Design 3: Complementary Dynamics Enhancement — Data-Driven Anime-Style Supplementation
- Function: Discovers and supplements exaggerated anime-style dynamic effects that physical simulation cannot capture.
- Mechanism: Selects keyframes every \(n=15\) frames from the sketch-guided rendering outputs and uses the ToonCrafter cartoon frame interpolation model to generate intermediate frames. The control scale is set to 0.1 to balance physical motion and stylized details.
- Design Motivation: Dynamic effects in anime do not strictly adhere to physical laws (e.g., exaggerated "squash and stretch"), and 2D simulation cannot fully capture 3D effects.
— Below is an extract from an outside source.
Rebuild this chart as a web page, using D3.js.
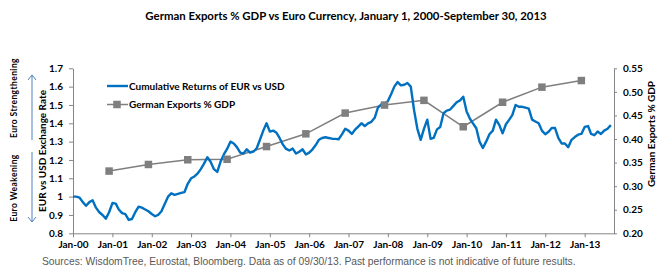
<!DOCTYPE html>
<html>
<head>
<meta charset="utf-8">
<script src="https://cdn.jsdelivr.net/npm/d3@7"></script>
<style>
  body { margin: 0; background: #fff; }
  svg { display: block; }
  .lbl { font-family: Lato, "Open Sans", sans-serif; font-weight: bold; fill: #000; }
</style>
</head>
<body>
<div id="chart"></div>
<script>
// Cumulative returns of EUR vs USD, monthly from Jan 2000 to Sep 2013
const eurUsd = [
  1.00, 1.00, 0.995, 0.97, 0.95, 0.97, 0.98, 0.94, 0.915, 0.90, 0.88, 0.915,
  0.965, 0.962, 0.93, 0.91, 0.905, 0.873, 0.878, 0.915, 0.945, 0.94, 0.93, 0.92,
  0.905, 0.893, 0.90, 0.92, 0.96, 1.00, 1.018, 1.01, 1.015, 1.02, 1.025, 1.07,
  1.10, 1.11, 1.125, 1.15, 1.18, 1.215, 1.19, 1.15, 1.135, 1.19, 1.23, 1.26,
  1.30, 1.29, 1.27, 1.24, 1.235, 1.258, 1.24, 1.245, 1.264, 1.31, 1.36, 1.40,
  1.355, 1.36, 1.35, 1.32, 1.285, 1.26, 1.252, 1.262, 1.235, 1.245, 1.258, 1.23,
  1.24, 1.258, 1.28, 1.31, 1.32, 1.324, 1.32, 1.316, 1.315, 1.313, 1.34, 1.37,
  1.36, 1.342, 1.364, 1.382, 1.40, 1.385, 1.40, 1.408, 1.43, 1.485, 1.503, 1.508,
  1.52, 1.56, 1.60, 1.625, 1.607, 1.61, 1.62, 1.60, 1.47, 1.37, 1.31, 1.37,
  1.42, 1.315, 1.32, 1.367, 1.38, 1.455, 1.469, 1.475, 1.495, 1.515, 1.525, 1.545,
  1.465, 1.425, 1.40, 1.373, 1.30, 1.265, 1.30, 1.34, 1.36, 1.42, 1.39, 1.345,
  1.395, 1.42, 1.445, 1.50, 1.49, 1.49, 1.485, 1.48, 1.42, 1.41, 1.40, 1.36,
  1.34, 1.354, 1.374, 1.374, 1.32, 1.29, 1.29, 1.27, 1.31, 1.325, 1.338, 1.342,
  1.38, 1.385, 1.342, 1.335, 1.355, 1.342, 1.36, 1.37, 1.39
];

// German exports % GDP, one value per year (plotted at December)
const exportYears = [2000, 2001, 2002, 2003, 2004, 2005, 2006, 2007, 2008, 2009, 2010, 2011, 2012];
const exportPct = [0.332, 0.346, 0.356, 0.357, 0.384, 0.411, 0.455, 0.472, 0.482, 0.426, 0.478, 0.510, 0.524];

const leftTicks = [0.8, 0.9, 1.0, 1.1, 1.2, 1.3, 1.4, 1.5, 1.6, 1.7];
const rightTicks = [0.20, 0.25, 0.30, 0.35, 0.40, 0.45, 0.50, 0.55];
const yearTicks = d3.range(2000, 2014);

const legendNames = ["Cumulative Returns of EUR vs USD", "German Exports % GDP"];

const width = 662, height = 271;
const margin = { top: 68.3, right: 48, bottom: 37.7, left: 73 };

const svg = d3.select("#chart").append("svg")
  .attr("width", width)
  .attr("height", height);

const months = d3.timeMonth.range(new Date(2000, 0, 1), new Date(2000, 0 + eurUsd.length, 1));
const eurData = eurUsd.map((v, i) => ({ date: months[i], value: v }));
const expData = exportYears.map((y, i) => ({ date: new Date(y, 11, 1), value: exportPct[i] }));

const x = d3.scaleTime()
  .domain([new Date(2000, 0, 1), new Date(2013, 8, 30)])
  .range([margin.left, width - margin.right]);
const yL = d3.scaleLinear().domain([0.8, 1.7]).range([height - margin.bottom, margin.top]);
const yR = d3.scaleLinear().domain([0.2, 0.55]).range([height - margin.bottom, margin.top]);

const axisColor = "#868686";

// title
svg.append("text")
  .attr("class", "lbl")
  .attr("x", 346).attr("y", 20)
  .attr("text-anchor", "middle")
  .style("font-size", "11.4px")
  .text("German Exports % GDP vs Euro Currency, January 1, 2000-September 30, 2013");

// x axis
const xAxis = svg.append("g")
  .attr("transform", `translate(0,${height - margin.bottom})`)
  .call(d3.axisBottom(x)
    .tickValues(yearTicks.map(y => new Date(y, 0, 1)))
    .tickFormat(d3.timeFormat("Jan-%y"))
    .tickSizeInner(4).tickSizeOuter(0).tickPadding(4));

// left axis
const yAxisL = svg.append("g")
  .attr("transform", `translate(${margin.left},0)`)
  .call(d3.axisLeft(yL)
    .tickValues(leftTicks)
    .tickFormat(d => String(+d.toFixed(1)))
    .tickSizeInner(4).tickSizeOuter(0).tickPadding(6));

// right axis
const yAxisR = svg.append("g")
  .attr("transform", `translate(${width - margin.right},0)`)
  .call(d3.axisRight(yR)
    .tickValues(rightTicks)
    .tickFormat(d3.format(".2f"))
    .tickSizeInner(3).tickSizeOuter(0).tickPadding(6));

[xAxis, yAxisL, yAxisR].forEach(g => {
  g.select(".domain").attr("stroke", axisColor);
  g.selectAll(".tick line").attr("stroke", axisColor);
  g.selectAll(".tick text")
    .attr("class", "lbl")
    .style("font-size", "10px");
});

// axis titles
svg.append("text")
  .attr("class", "lbl")
  .attr("transform", "translate(46,151) rotate(-90)")
  .attr("text-anchor", "middle")
  .style("font-size", "10px")
  .text("EUR vs USD Exchange Rate");

svg.append("text")
  .attr("class", "lbl")
  .attr("transform", "translate(655,134) rotate(-90)")
  .attr("text-anchor", "middle")
  .style("font-size", "10px")
  .text("German Exports % GDP");

svg.append("text")
  .attr("class", "lbl")
  .attr("transform", "translate(17,98) rotate(-90)")
  .attr("text-anchor", "middle")
  .style("font-size", "8.5px")
  .style("letter-spacing", "0.4px")
  .text("Euro Strengthening");

svg.append("text")
  .attr("class", "lbl")
  .attr("transform", "translate(17,188) rotate(-90)")
  .attr("text-anchor", "middle")
  .style("font-size", "8.5px")
  .style("letter-spacing", "0.4px")
  .text("Euro Weakening");

// strengthening / weakening arrows
const arrowColor = "#4f81bd";
const arrows = [[140, 75], [152, 222]];
arrows.forEach(([y0, y1]) => {
  const dir = y1 < y0 ? 1 : -1;
  svg.append("line")
    .attr("x1", 32).attr("x2", 32)
    .attr("y1", y0).attr("y2", y1)
    .attr("stroke", arrowColor).attr("stroke-width", 1);
  svg.append("path")
    .attr("d", `M28,${y1 + dir * 5}L32,${y1}L36,${y1 + dir * 5}`)
    .attr("fill", "none")
    .attr("stroke", arrowColor).attr("stroke-width", 1);
});

// exports line
const lineR = d3.line().x(d => x(d.date)).y(d => yR(d.value));
svg.append("path")
  .datum(expData)
  .attr("d", lineR)
  .attr("fill", "none")
  .attr("stroke", "#7f7f7f")
  .attr("stroke-width", 1.5);

// EUR vs USD line
const lineL = d3.line().x(d => x(d.date)).y(d => yL(d.value));
svg.append("path")
  .datum(eurData)
  .attr("d", lineL)
  .attr("fill", "none")
  .attr("stroke", "#0070c0")
  .attr("stroke-width", 2.4)
  .attr("stroke-linejoin", "round");

// squares on top
svg.selectAll("rect.marker")
  .data(expData)
  .enter()
  .append("rect")
  .attr("class", "marker")
  .attr("x", d => x(d.date) - 3.75)
  .attr("y", d => yR(d.value) - 3.75)
  .attr("width", 7.5).attr("height", 7.5)
  .attr("fill", "#7f7f7f");

// legend
const legend = svg.append("g").attr("transform", "translate(107,86)");
legendNames.forEach((name, i) => {
  const g = legend.append("g").attr("transform", `translate(0,${i * 18.5})`);
  g.append("line")
    .attr("x1", 0).attr("x2", 21)
    .attr("stroke", i === 0 ? "#0070c0" : "#7f7f7f")
    .attr("stroke-width", i === 0 ? 2.4 : 1.5);
  if (i === 1) {
    g.append("rect")
      .attr("x", 6.25).attr("y", -3.75)
      .attr("width", 7.5).attr("height", 7.5)
      .attr("fill", "#7f7f7f");
  }
  g.append("text")
    .attr("class", "lbl")
    .attr("x", 22).attr("y", 3.5)
    .style("font-size", "10px")
    .text(name);
});

// source note
svg.append("text")
  .attr("x", 42).attr("y", 265)
  .style("font-family", "'Liberation Sans', Arial, sans-serif")
  .style("font-size", "10.3px")
  .attr("fill", "#595959")
  .text("Sources: WisdomTree, Eurostat, Bloomberg. Data as of 09/30/13. Past performance is not indicative of future results.");
</script>
</body>
</html>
This mimics the workflow of industrial animation pipelines (keyframes first, followed by in-betweening).
Loss & Training¶
The training of sketch-guided ControlNet utilizes the standard LDM denoising loss: \(L_\epsilon = \|\epsilon - \epsilon_\theta(z_t; c, t)\|_2^2\). The training data is obtained from the Sakuga-42M dataset, filtering 380k sketch-video pairs.
Key Experimental Results¶
Main Results: Quantitative Comparison (20 anime images, 200 videos per method)¶
| Method | FID ↓ | VSVQ ↑ | VSTC ↑ | VSDD ↑ | VSFC ↑ |
|---|---|---|---|---|---|
| Cinemo | 49.5 | 2.85 | 2.80 | 2.42 | 2.58 |
| DragAnything | 148.9 | 2.77 | 2.45 | 2.97 | 2.52 |
| DynamiCrafter | 94.9 | 2.78 | 2.68 | 2.53 | 2.51 |
| Motion-I2V | 121.8 | 2.70 | 2.50 | 2.66 | 2.39 |
| PhysAnimator | 90.4 | 2.89 | 2.86 | 2.48 | 2.64 |
User Study: Preference Rate¶
| Baseline | Visual Quality | Temporal Consistency | Motion Plausibility | Overall Preference |
|---|---|---|---|---|
| vs Cinemo | 86% | 83% | 82% | 81% |
| vs DragAnything | 93% | 91% | 89% | 91% |
| vs DynamiCrafter | 84% | 78% | 76% | 81% |
| vs Motion-I2V | 95% | 94% | 97% | 96% |
Key Findings¶
- Cinemo achieves the lowest FID but the videos are almost static, while DragAnything gets a high motion score but is falsely inflated due to misinterpreting trajectories as camera motion.
- PhysAnimator leads comprehensively in visual quality, temporal consistency, and factual consistency, with a user preference rate ranging from 76% to 97% in terms of motion plausibility.
- Physics simulation ensures geometric consistency, avoiding the common deformation artifacts found in purely data-driven methods.
- The sketch-guidance strategy preserves temporal consistency and visual quality better than direct warping-plus-inpainting.
Highlights & Insights¶
- Complementary Architecture of Physics Simulation and Generative Models: Physics simulation provides plausible motion while the generative model handles rendering and stylization, leveraging the strengths of both.
- Ingenious Choice of Sketch as an Intermediate Representation: Bridges the gap between texture space and geometric space, offering robustness to errors and ease of processing for ControlNet.
- Mimicking Industrial Animation Workflows: The keyframe-plus-interpolation approach is natural and aligns with domain knowledge.
Limitations & Future Work¶
- It depends on the segmentation quality of SAM; insufficient accuracy degrades both simulation and rendering.
- It only supports 2D simulation, unable to fully capture 3D motion effects.
- The interactive mechanism of energy strokes still requires manual design; future work could explore automated force-field generation.
- It can be extended to support more physical effects (e.g., fluid simulation for smoke and fire).
Related Work & Insights¶
- PhysGen: Image animation based on rigid body physics simulation, but unsuitable for elastic deformation.
- Motion-I2V/Drag Anything: Trajectory-controlled video generation, lacking physical constraints.
- ToonCrafter: A cartoon keyframe interpolation model, adopted in this work to enhance stylized dynamics.
- Insight: Physics simulation does not need to strive for absolute realism; instead, it provides structured guidance for the generative model, which takes care of aesthetic beautification and detail synthesis.
Rating¶
⭐⭐⭐⭐ — Innovatively introduces deformable body physics simulation into cartoon animation generation, featuring a clear pipeline design where each module has distinct responsibilities. The user study results are highly impressive. It holds substantial practical value and lowers the barrier to animation production.